▸ **Task prompt**: Transcribe the material exactly. Images do not belong in the copy.

* start *

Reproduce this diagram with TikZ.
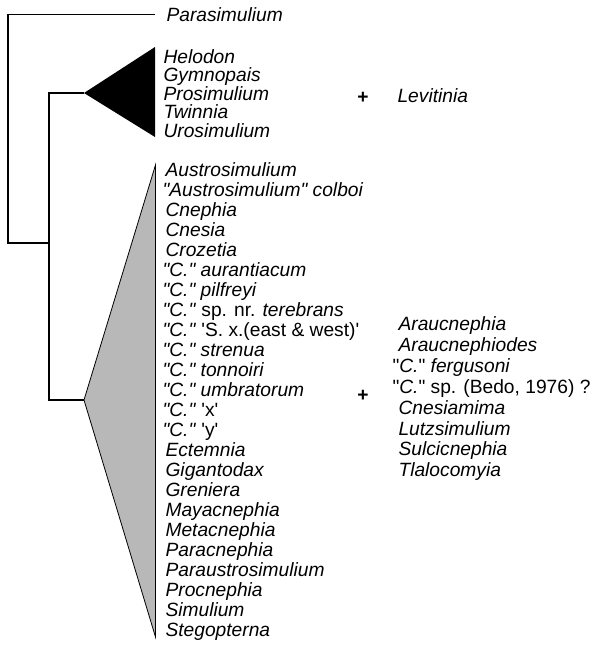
\documentclass[tikz,border=0pt]{standalone}
\usepackage{fontspec}
\setmainfont{Liberation Sans}[Ligatures=TeXOff]
\usetikzlibrary{positioning}
\tikzset{every picture/.style={line width=1.1pt}}

\begin{document}
\begin{tikzpicture}[
    x=1pt, y=-1pt,
    taxon/.style={anchor=base west,inner sep=0pt,font=\fontsize{19.2}{20}\selectfont\itshape},
    plus/.style={inner sep=0pt,font=\fontsize{19.2}{20}\selectfont\bfseries},
    branch/.style={black,line width=1.1pt},
    clade/.style={fill=black},
    grade/.style={draw=black,line width=0.8pt,fill=black!28}
]
    \useasboundingbox (0,0) rectangle (604,645);

    % Parasimulium
    \node[taxon] (para) at (166,21.5) {Parasimulium};

    % Prosimuliini clade (black)
    \coordinate (capex) at (84,93);
    \fill[clade] (capex) -- (155,47) -- (155,137) -- cycle;
    \node[taxon] (helo) at (163,63) {Helodon};
    \node[taxon] (gymn) at (163,81.5) {Gymnopais};
    \node[taxon] (pros) at (163,100) {Prosimulium};
    \node[taxon] (twin) at (163,118.5) {Twinnia};
    \node[taxon] (uros) at (163,137) {Urosimulium};
    \node[plus] (plusA) at (363,98) {+};
    \node[taxon] (levi) at (397,102) {Levitinia};

    % Simuliini grade (shaded)
    \coordinate (gapex) at (84,400);
    \filldraw[grade] (gapex) -- (155.5,165) -- (155.5,637) -- cycle;
    \node[taxon] (aust) at (165,176) {Austrosimulium};
    \node[taxon] (colb) at (162,196) {"Austrosimulium" colboi};
    \node[taxon] (cnep) at (165,216) {Cnephia};
    \node[taxon] (cnes) at (165,236) {Cnesia};
    \node[taxon] (croz) at (165,256) {Crozetia};
    \node[taxon] (aura) at (162,276) {"C." aurantiacum};
    \node[taxon] (pilf) at (162,296) {"C." pilfreyi};
    \node[taxon] (tere) at (162,316) {"C." \textup{sp. nr.} terebrans};
    \node[taxon] (sxew) at (162,336) {"C." \textup{'S. x.(east \& west)'}};
    \node[taxon] (stre) at (162,356) {"C." strenua};
    \node[taxon] (tonn) at (162,376) {"C." tonnoiri};
    \node[taxon] (umbr) at (162,396) {"C." umbratorum};
    \node[taxon] (cx) at (162,416) {"C." \textup{'x'}};
    \node[taxon] (cy) at (162,436) {"C." \textup{'y'}};
    \node[taxon] (ecte) at (165,456) {Ectemnia};
    \node[taxon] (giga) at (165,476) {Gigantodax};
    \node[taxon] (gren) at (165,496) {Greniera};
    \node[taxon] (maya) at (165,516) {Mayacnephia};
    \node[taxon] (meta) at (165,536) {Metacnephia};
    \node[taxon] (parc) at (165,556) {Paracnephia};
    \node[taxon] (paus) at (165,576) {Paraustrosimulium};
    \node[taxon] (proc) at (165,596) {Procnephia};
    \node[taxon] (simu) at (165,616) {Simulium};
    \node[taxon] (steg) at (165,636) {Stegopterna};

    % unplaced genera
    \node[plus] (plusB) at (363,396) {+};
    \node[taxon] (arau) at (398,330) {Araucnephia};
    \node[taxon] (arod) at (398,351) {Araucnephiodes};
    \node[taxon] (ferg) at (392,372) {\textup{"}C.\textup{"} fergusoni};
    \node[taxon] (bedo) at (392,393) {\textup{"}C.\textup{" sp. (Bedo, 1976) ?}};
    \node[taxon] (cnma) at (398,414) {Cnesiamima};
    \node[taxon] (lutz) at (398,435) {Lutzsimulium};
    \node[taxon] (sulc) at (398,455) {Sulcicnephia};
    \node[taxon] (tlal) at (398,476) {Tlalocomyia};

    % Branches
    \coordinate (root) at (8,243);
    \coordinate (inner) at (49,243);
    \draw[branch] ([xshift=-11pt]para.west) -| (root) -- (inner);
    \draw[branch] (capex) -| (inner) |- (gapex);
\end{tikzpicture}
\end{document}
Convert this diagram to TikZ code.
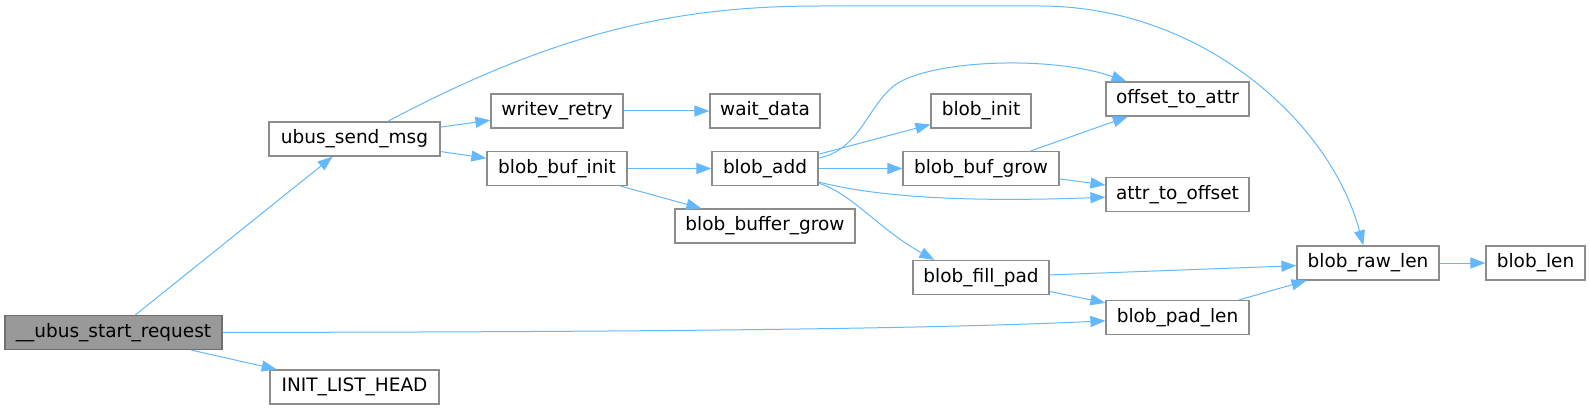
\documentclass[tikz,border=0pt]{standalone}
\usepackage{fontspec}
\setmainfont{DejaVu Sans}
\usetikzlibrary{arrows.meta, positioning}
\definecolor{edgeblue}{HTML}{63B8FF}
\definecolor{boxline}{HTML}{8C8C8C}
\definecolor{rootline}{HTML}{6E6E6E}
\definecolor{rootfill}{HTML}{999999}

\begin{document}
\begin{tikzpicture}[x=1pt, y=-1pt,
            box/.style={draw=boxline, line width=1.2pt, fill=white, minimum height=34pt,
                        inner sep=0pt, font=\fontsize{18.5}{22}\selectfont},
            arr/.style={-{Triangle[length=15pt, width=11pt]}, edgeblue, line width=1pt}]

            \useasboundingbox (0,0) rectangle (1590,409);

            \node[box, draw=rootline, fill=rootfill, minimum width=217pt] (start) at (113.5,332.5) {\_\_ubus\_start\_request};
            \node[box, minimum width=171pt] (send)     at (354.5,139)   {ubus\_send\_msg};
            \node[box, minimum width=169pt] (initlist) at (354.5,387)   {INIT\_LIST\_HEAD};
            \node[box, minimum width=132pt] (writev)   at (557,111)     {writev\_retry};
            \node[box, minimum width=140pt] (bufinit)  at (557,168.5)   {blob\_buf\_init};
            \node[box, minimum width=110pt] (waitdata) at (765,111)     {wait\_data};
            \node[box, minimum width=106pt] (add)      at (765,168.5)   {blob\_add};
            \node[box, minimum width=180pt] (bufgrowb) at (765,226)     {blob\_buffer\_grow};
            \node[box, minimum width=100pt] (blobinit) at (981,111)     {blob\_init};
            \node[box, minimum width=156pt] (bufgrow)  at (981,168.5)   {blob\_buf\_grow};
            \node[box, minimum width=136pt] (fillpad)  at (981,277.5)   {blob\_fill\_pad};
            \node[box, minimum width=143pt] (offattr)  at (1177.5,99)   {offset\_to\_attr};
            \node[box, minimum width=143pt] (attroff)  at (1177.5,194.5) {attr\_to\_offset};
            \node[box, minimum width=143pt] (padlen)   at (1177.5,317.5) {blob\_pad\_len};
            \node[box, minimum width=142pt] (rawlen)   at (1368,263)    {blob\_raw\_len};
            \node[box, minimum width=99pt]  (bloblen)  at (1535.5,263)  {blob\_len};

            % calls from the root
            \draw[arr] (start) -- (send);
            \draw[arr] (start) -- (initlist);
            \draw[arr] (start) .. controls (700,332) and (950,328) .. (padlen);

            \draw[arr] (send) -- (writev);
            \draw[arr] (send) -- (bufinit);
            % long arc over the top
            \draw[arr] (send) .. controls (560,30) and (680,6) .. (820,6) -- (1040,6)
                       .. controls (1200,6) and (1330,120) .. (rawlen);

            \draw[arr] (writev)  -- (waitdata);
            \draw[arr] (bufinit) -- (add);
            \draw[arr] (bufinit) -- (bufgrowb);

            \draw[arr] (add) .. controls (860,150) and (868,105) .. (895,85)
                       .. controls (930,60) and (1050,55) .. (offattr);
            \draw[arr] (add) -- (blobinit);
            \draw[arr] (add) -- (bufgrow);
            \draw[arr] (add) .. controls (870,195) and (950,203) .. (attroff);
            \draw[arr] (add) .. controls (850,192) and (880,230) .. ([xshift=22pt]fillpad.north west);

            \draw[arr] (bufgrow) -- (offattr);
            \draw[arr] (bufgrow) -- (attroff);
            \draw[arr] (fillpad) -- (rawlen);
            \draw[arr] (fillpad) -- (padlen);
            \draw[arr] (padlen)  -- (rawlen);
            \draw[arr] (rawlen)  -- (bloblen);
        \end{tikzpicture}
\end{document}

* end *

▸ **Exercise solution**:
Reproduce this diagram with TikZ.
\documentclass[tikz,border=0pt]{standalone}
\usepackage{fontspec}
\setmainfont{Liberation Sans}[Ligatures=TeXOff]
\usetikzlibrary{positioning}
\tikzset{every picture/.style={line width=1.1pt}}

\begin{document}
\begin{tikzpicture}[
    x=1pt, y=-1pt,
    taxon/.style={anchor=base west,inner sep=0pt,font=\fontsize{19.2}{20}\selectfont\itshape},
    plus/.style={inner sep=0pt,font=\fontsize{19.2}{20}\selectfont\bfseries},
    branch/.style={black,line width=1.1pt},
    clade/.style={fill=black},
    grade/.style={draw=black,line width=0.8pt,fill=black!28}
]
    \useasboundingbox (0,0) rectangle (604,645);

    % Parasimulium
    \node[taxon] (para) at (166,21.5) {Parasimulium};

    % Prosimuliini clade (black)
    \coordinate (capex) at (84,93);
    \fill[clade] (capex) -- (155,47) -- (155,137) -- cycle;
    \node[taxon] (helo) at (163,63) {Helodon};
    \node[taxon] (gymn) at (163,81.5) {Gymnopais};
    \node[taxon] (pros) at (163,100) {Prosimulium};
    \node[taxon] (twin) at (163,118.5) {Twinnia};
    \node[taxon] (uros) at (163,137) {Urosimulium};
    \node[plus] (plusA) at (363,98) {+};
    \node[taxon] (levi) at (397,102) {Levitinia};

    % Simuliini grade (shaded)
    \coordinate (gapex) at (84,400);
    \filldraw[grade] (gapex) -- (155.5,165) -- (155.5,637) -- cycle;
    \node[taxon] (aust) at (165,176) {Austrosimulium};
    \node[taxon] (colb) at (162,196) {"Austrosimulium" colboi};
    \node[taxon] (cnep) at (165,216) {Cnephia};
    \node[taxon] (cnes) at (165,236) {Cnesia};
    \node[taxon] (croz) at (165,256) {Crozetia};
    \node[taxon] (aura) at (162,276) {"C." aurantiacum};
    \node[taxon] (pilf) at (162,296) {"C." pilfreyi};
    \node[taxon] (tere) at (162,316) {"C." \textup{sp. nr.} terebrans};
    \node[taxon] (sxew) at (162,336) {"C." \textup{'S. x.(east \& west)'}};
    \node[taxon] (stre) at (162,356) {"C." strenua};
    \node[taxon] (tonn) at (162,376) {"C." tonnoiri};
    \node[taxon] (umbr) at (162,396) {"C." umbratorum};
    \node[taxon] (cx) at (162,416) {"C." \textup{'x'}};
    \node[taxon] (cy) at (162,436) {"C." \textup{'y'}};
    \node[taxon] (ecte) at (165,456) {Ectemnia};
    \node[taxon] (giga) at (165,476) {Gigantodax};
    \node[taxon] (gren) at (165,496) {Greniera};
    \node[taxon] (maya) at (165,516) {Mayacnephia};
    \node[taxon] (meta) at (165,536) {Metacnephia};
    \node[taxon] (parc) at (165,556) {Paracnephia};
    \node[taxon] (paus) at (165,576) {Paraustrosimulium};
    \node[taxon] (proc) at (165,596) {Procnephia};
    \node[taxon] (simu) at (165,616) {Simulium};
    \node[taxon] (steg) at (165,636) {Stegopterna};

    % unplaced genera
    \node[plus] (plusB) at (363,396) {+};
    \node[taxon] (arau) at (398,330) {Araucnephia};
    \node[taxon] (arod) at (398,351) {Araucnephiodes};
    \node[taxon] (ferg) at (392,372) {\textup{"}C.\textup{"} fergusoni};
    \node[taxon] (bedo) at (392,393) {\textup{"}C.\textup{" sp. (Bedo, 1976) ?}};
    \node[taxon] (cnma) at (398,414) {Cnesiamima};
    \node[taxon] (lutz) at (398,435) {Lutzsimulium};
    \node[taxon] (sulc) at (398,455) {Sulcicnephia};
    \node[taxon] (tlal) at (398,476) {Tlalocomyia};

    % Branches
    \coordinate (root) at (8,243);
    \coordinate (inner) at (49,243);
    \draw[branch] ([xshift=-11pt]para.west) -| (root) -- (inner);
    \draw[branch] (capex) -| (inner) |- (gapex);
\end{tikzpicture}
\end{document}
Convert this diagram to TikZ code.
\documentclass[tikz,border=0pt]{standalone}
\usepackage{fontspec}
\setmainfont{DejaVu Sans}
\usetikzlibrary{arrows.meta, positioning}
\definecolor{edgeblue}{HTML}{63B8FF}
\definecolor{boxline}{HTML}{8C8C8C}
\definecolor{rootline}{HTML}{6E6E6E}
\definecolor{rootfill}{HTML}{999999}

\begin{document}
\begin{tikzpicture}[x=1pt, y=-1pt,
            box/.style={draw=boxline, line width=1.2pt, fill=white, minimum height=34pt,
                        inner sep=0pt, font=\fontsize{18.5}{22}\selectfont},
            arr/.style={-{Triangle[length=15pt, width=11pt]}, edgeblue, line width=1pt}]

            \useasboundingbox (0,0) rectangle (1590,409);

            \node[box, draw=rootline, fill=rootfill, minimum width=217pt] (start) at (113.5,332.5) {\_\_ubus\_start\_request};
            \node[box, minimum width=171pt] (send)     at (354.5,139)   {ubus\_send\_msg};
            \node[box, minimum width=169pt] (initlist) at (354.5,387)   {INIT\_LIST\_HEAD};
            \node[box, minimum width=132pt] (writev)   at (557,111)     {writev\_retry};
            \node[box, minimum width=140pt] (bufinit)  at (557,168.5)   {blob\_buf\_init};
            \node[box, minimum width=110pt] (waitdata) at (765,111)     {wait\_data};
            \node[box, minimum width=106pt] (add)      at (765,168.5)   {blob\_add};
            \node[box, minimum width=180pt] (bufgrowb) at (765,226)     {blob\_buffer\_grow};
            \node[box, minimum width=100pt] (blobinit) at (981,111)     {blob\_init};
            \node[box, minimum width=156pt] (bufgrow)  at (981,168.5)   {blob\_buf\_grow};
            \node[box, minimum width=136pt] (fillpad)  at (981,277.5)   {blob\_fill\_pad};
            \node[box, minimum width=143pt] (offattr)  at (1177.5,99)   {offset\_to\_attr};
            \node[box, minimum width=143pt] (attroff)  at (1177.5,194.5) {attr\_to\_offset};
            \node[box, minimum width=143pt] (padlen)   at (1177.5,317.5) {blob\_pad\_len};
            \node[box, minimum width=142pt] (rawlen)   at (1368,263)    {blob\_raw\_len};
            \node[box, minimum width=99pt]  (bloblen)  at (1535.5,263)  {blob\_len};

            % calls from the root
            \draw[arr] (start) -- (send);
            \draw[arr] (start) -- (initlist);
            \draw[arr] (start) .. controls (700,332) and (950,328) .. (padlen);

            \draw[arr] (send) -- (writev);
            \draw[arr] (send) -- (bufinit);
            % long arc over the top
            \draw[arr] (send) .. controls (560,30) and (680,6) .. (820,6) -- (1040,6)
                       .. controls (1200,6) and (1330,120) .. (rawlen);

            \draw[arr] (writev)  -- (waitdata);
            \draw[arr] (bufinit) -- (add);
            \draw[arr] (bufinit) -- (bufgrowb);

            \draw[arr] (add) .. controls (860,150) and (868,105) .. (895,85)
                       .. controls (930,60) and (1050,55) .. (offattr);
            \draw[arr] (add) -- (blobinit);
            \draw[arr] (add) -- (bufgrow);
            \draw[arr] (add) .. controls (870,195) and (950,203) .. (attroff);
            \draw[arr] (add) .. controls (850,192) and (880,230) .. ([xshift=22pt]fillpad.north west);

            \draw[arr] (bufgrow) -- (offattr);
            \draw[arr] (bufgrow) -- (attroff);
            \draw[arr] (fillpad) -- (rawlen);
            \draw[arr] (fillpad) -- (padlen);
            \draw[arr] (padlen)  -- (rawlen);
            \draw[arr] (rawlen)  -- (bloblen);
        \end{tikzpicture}
\end{document}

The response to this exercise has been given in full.